Rum yönetiminden veto tehdidi Gül'ün bu açıklamalarına rağmen Kıbrıs Rum yönetimi Dışişleri Bakanı Yorgo Yakovu, "Türkiye'nin Avrupa Birliği'ne (AB) katılım süreci boyunca veto haklarını ellerinde tuttuklarını" hatırlattı. Yakovu, Simerini gazetesine yaptığı açıklamada, 3 Ekim'e kadar AB'ye üye ülkelerin oy birliğini gerektirecek 3 farklı durak bulunduğunu ve bunlardan en önemlisinin 26 Nisan'daki Ortaklık Konseyi toplantısı olduğunu kaydetti. "Ortaklık Konseyi'nde ele alınacak konulardan birçoğu için oybirliği gerekeceğini, bunun da yaklaşık bir ay sonra Türkiye'nin nasıl bir durumda bulunacağının bir göstergesi olduğunu" ifade eden Yakovu, "Tek ülkenin bile belirli bir noktada hemfikir olmadığını ifade etmesi halinde oybirliğinin mevcut olmayacağını ve Türkiye'nin katılım sürecinin kesileceğini" ifade etti.

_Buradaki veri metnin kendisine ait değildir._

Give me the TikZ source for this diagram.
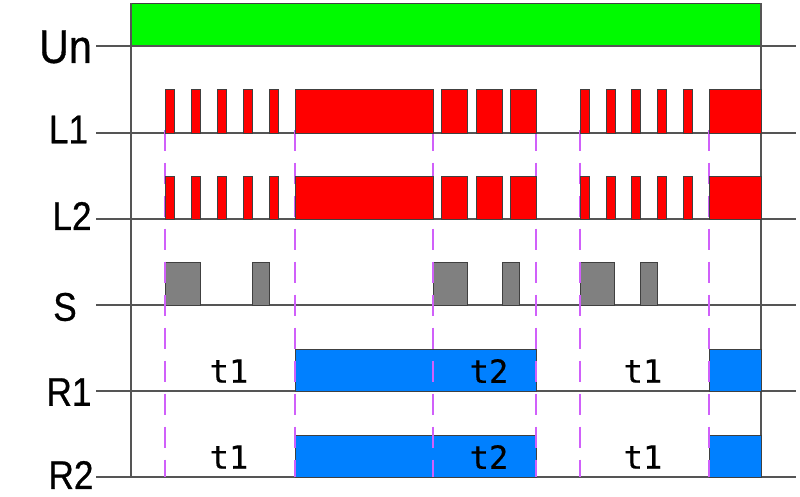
\documentclass[tikz,border=0pt]{standalone}
\usepackage{fontspec}
\usepackage{graphicx}
\setmainfont{Liberation Sans}
\newfontfamily\lblfont{Liberation Sans}[FakeBold=0.7]
\newfontfamily\tfont{DejaVu Sans Mono}[FakeBold=0.5]
\definecolor{ungreen}{RGB}{0,250,0}
\definecolor{pred}{RGB}{255,0,0}
\definecolor{pgray}{RGB}{128,128,128}
\definecolor{pblue}{RGB}{0,128,255}
\definecolor{dmag}{RGB}{208,96,250}
\definecolor{axgray}{RGB}{85,85,85}
\begin{document}
\begin{tikzpicture}[x=1pt,y=-1pt,
  axis/.style={draw=axgray,line width=1.6pt},
  redpulse/.style={draw=black!75,line width=0.9pt,fill=pred},
  graypulse/.style={draw=black!75,line width=0.9pt,fill=pgray},
  bluepulse/.style={draw=black!75,line width=0.9pt,fill=pblue},
  greenbox/.style={draw=black!75,line width=0.9pt,fill=ungreen},
  marker/.style={draw=dmag,line width=1.7pt,dash pattern=on 21.5pt off 11.5pt},
  rowlabel/.style={inner sep=0pt,anchor=center,font=\lblfont\fontsize{40}{40}\selectfont},
  tlabel/.style={inner sep=0pt,anchor=center,font=\tfont\fontsize{32}{32}\selectfont}]
\useasboundingbox (0,0) rectangle (800,496);
% green supply box
\path[greenbox] (131,3) rectangle (761,46);
% horizontal axes
\foreach \yy in {46,133,219,305,391,477}{
  \draw[axis] (96,\yy) -- (796,\yy);
}
% vertical axes
\draw[axis] (131,3) -- (131,477);
\draw[axis] (761,3) -- (761,477);
% blue relay boxes
\foreach \top/\bot in {349/391,435/477}{
  \path[bluepulse] (295,\top) rectangle (536,\bot);
  \path[bluepulse] (709,\top) rectangle (761,\bot);
}
% gray pulses S
\foreach \xa/\xb in {165/200,252/269,433/467,502/519,580/614,640/657}{
  \path[graypulse] (\xa,262) rectangle (\xb,305);
}
% magenta dashed markers
\foreach \xx [count=\i] in {165,295,433,536,580,709}{
  \coordinate (mt\i) at (\xx,129.5);
  \coordinate (mb\i) at (\xx,477);
  \draw[marker] (mt\i) -- (mb\i);
}
% red pulses L1, L2
\foreach \top/\bot in {89/133,176/219}{
  \foreach \xa in {165,191,217,243,269,580,606,631,657,683}{
    \path[redpulse] (\xa,\top) rectangle (\xa+9,\bot);
  }
  \path[redpulse] (295,\top) rectangle (433,\bot);
  \foreach \xa in {441,476,510}{
    \path[redpulse] (\xa,\top) rectangle (\xa+26,\bot);
  }
  \path[redpulse] (709,\top) rectangle (761,\bot);
}
% row labels
\node[rowlabel,font=\lblfont\fontsize{47}{47}\selectfont] (lun) at (65.5,47) {\scalebox{0.88}[1]{Un}};
\node[rowlabel] (ll1) at (68.5,129.5) {\scalebox{0.88}[1]{L1}};
\node[rowlabel] (ll2) at (72,216) {\scalebox{0.88}[1]{L2}};
\node[rowlabel] (ls) at (65,307) {\scalebox{0.88}[1]{S}};
\node[rowlabel] (lr1) at (69,392) {\scalebox{0.88}[1]{R1}};
\node[rowlabel] (lr2) at (71,475) {\scalebox{0.88}[1]{R2}};
% time labels
\node[tlabel] (ta1) at (229,371) {t1};
\node[tlabel] (tb1) at (489,371) {t2};
\node[tlabel] (tc1) at (643,371) {t1};
\node[tlabel] (ta2) at (229,457) {t1};
\node[tlabel] (tb2) at (489,457) {t2};
\node[tlabel] (tc2) at (643,457) {t1};
\end{tikzpicture}
\end{document}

'Gülünç olur' Yakovu, "Türkiye, aynı şekilde davranmaya devam edip protokolü onaylamayacağını böbürlenerek ifade etmeye devam ederse, konunun Ortaklık Konseyi'ne ve AB'li ortaklarınızın değerlendirmesine sunulacağını anlayın" diye konuştu. "İmzalıyorum, ancak uygulamaya niyetim yok" tezini "gülünç bulduğunu" belirten Yakovu, "AB'nin tüm ülkelerinin hemfikir olduğu 'iyi güven' kuralının mevcut olduğunu ve aday bir ülkeden beklenenin, bir şey imzaladığı zaman bunu makul bir zamanda uygulaması olduğunu" vurguladı.